• _WHAT TO PRODUCE_: Leaving out every picture, quote the data below exactly as it appears.

• _INFORMATION PROVIDED_:
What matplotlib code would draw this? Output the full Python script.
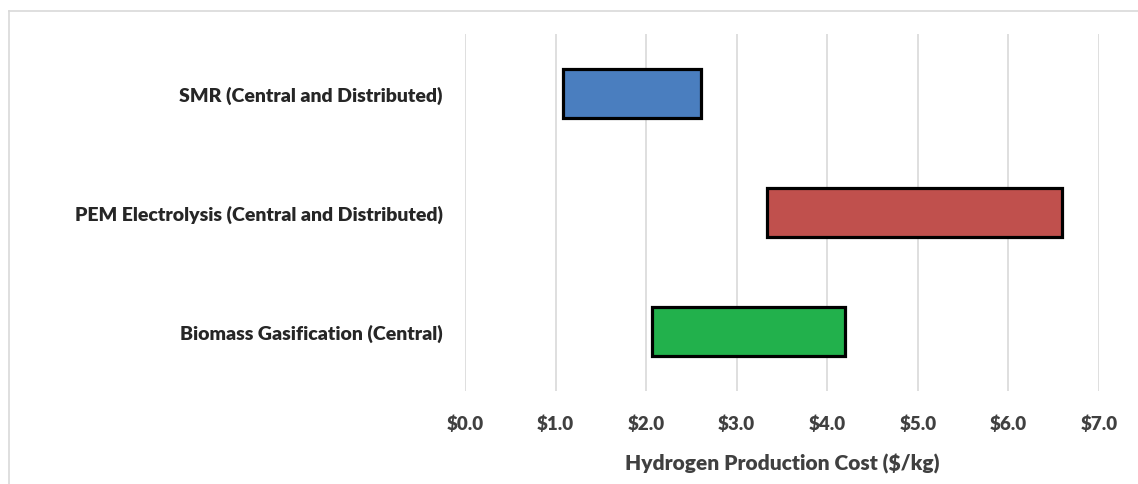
import matplotlib
matplotlib.use("Agg")
import matplotlib.pyplot as plt
from matplotlib.lines import Line2D

plt.rcParams['font.family'] = ['Lato', 'DejaVu Sans']

# данные: диапазоны стоимости производства водорода
categories = ["SMR (Central and Distributed)",
              "PEM Electrolysis (Central and Distributed)",
              "Biomass Gasification (Central)"]
cost_low = [1.08, 3.33, 2.06]
cost_high = [2.61, 6.59, 4.20]
bar_colors = ["#4A7EBF", "#C0504D", "#22B14C"]
x_ticks = [0, 1, 2, 3, 4, 5, 6, 7]
x_tick_labels = ["$0.0", "$1.0", "$2.0", "$3.0", "$4.0", "$5.0", "$6.0", "$7.0"]

fig = plt.figure(figsize=(11.38, 4.85), dpi=100)
ax = fig.add_axes([465 / 1138, 1 - 392 / 485, (1099 - 465) / 1138, (392 - 35) / 485])

widths = [h - l for l, h in zip(cost_low, cost_high)]
ax.barh(range(len(categories)), widths, left=cost_low, height=0.41,
        color=bar_colors, edgecolor="black", linewidth=2.3, zorder=3)

ax.set_xlim(0, 7)
ax.set_ylim(len(categories) - 0.5, -0.5)
ax.set_xticks(x_ticks)
ax.set_xticklabels(x_tick_labels, fontsize=13.5, fontweight="heavy", color="#404040")
ax.set_yticks(range(len(categories)))
ax.set_yticklabels(categories, fontsize=14, fontweight="heavy", color="#262626")
ax.tick_params(axis="both", length=0)
ax.tick_params(axis="y", pad=16)
ax.tick_params(axis="x", pad=17)
ax.grid(axis="x", color="#D9D9D9", linewidth=1.2, zorder=0)
for s in ax.spines.values():
    s.set_visible(False)

ax.set_xlabel("Hydrogen Production Cost ($/kg)", fontsize=15, fontweight="heavy",
              color="#404040", labelpad=15)

# рамка диаграммы
fig.add_artist(Line2D([8.5 / 1138, 1.0], [1 - 11.5 / 485, 1 - 11.5 / 485],
                      color="#D9D9D9", linewidth=1.2))
fig.add_artist(Line2D([8.5 / 1138, 8.5 / 1138], [0.0, 1 - 11.5 / 485],
                      color="#D9D9D9", linewidth=1.2))

fig.savefig("out.png", dpi=100)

• _RESPONSE_:
What matplotlib code would draw this? Output the full Python script.
import matplotlib
matplotlib.use("Agg")
import matplotlib.pyplot as plt
from matplotlib.lines import Line2D

plt.rcParams['font.family'] = ['Lato', 'DejaVu Sans']

# данные: диапазоны стоимости производства водорода
categories = ["SMR (Central and Distributed)",
              "PEM Electrolysis (Central and Distributed)",
              "Biomass Gasification (Central)"]
cost_low = [1.08, 3.33, 2.06]
cost_high = [2.61, 6.59, 4.20]
bar_colors = ["#4A7EBF", "#C0504D", "#22B14C"]
x_ticks = [0, 1, 2, 3, 4, 5, 6, 7]
x_tick_labels = ["$0.0", "$1.0", "$2.0", "$3.0", "$4.0", "$5.0", "$6.0", "$7.0"]

fig = plt.figure(figsize=(11.38, 4.85), dpi=100)
ax = fig.add_axes([465 / 1138, 1 - 392 / 485, (1099 - 465) / 1138, (392 - 35) / 485])

widths = [h - l for l, h in zip(cost_low, cost_high)]
ax.barh(range(len(categories)), widths, left=cost_low, height=0.41,
        color=bar_colors, edgecolor="black", linewidth=2.3, zorder=3)

ax.set_xlim(0, 7)
ax.set_ylim(len(categories) - 0.5, -0.5)
ax.set_xticks(x_ticks)
ax.set_xticklabels(x_tick_labels, fontsize=13.5, fontweight="heavy", color="#404040")
ax.set_yticks(range(len(categories)))
ax.set_yticklabels(categories, fontsize=14, fontweight="heavy", color="#262626")
ax.tick_params(axis="both", length=0)
ax.tick_params(axis="y", pad=16)
ax.tick_params(axis="x", pad=17)
ax.grid(axis="x", color="#D9D9D9", linewidth=1.2, zorder=0)
for s in ax.spines.values():
    s.set_visible(False)

ax.set_xlabel("Hydrogen Production Cost ($/kg)", fontsize=15, fontweight="heavy",
              color="#404040", labelpad=15)

# рамка диаграммы
fig.add_artist(Line2D([8.5 / 1138, 1.0], [1 - 11.5 / 485, 1 - 11.5 / 485],
                      color="#D9D9D9", linewidth=1.2))
fig.add_artist(Line2D([8.5 / 1138, 8.5 / 1138], [0.0, 1 - 11.5 / 485],
                      color="#D9D9D9", linewidth=1.2))

fig.savefig("out.png", dpi=100)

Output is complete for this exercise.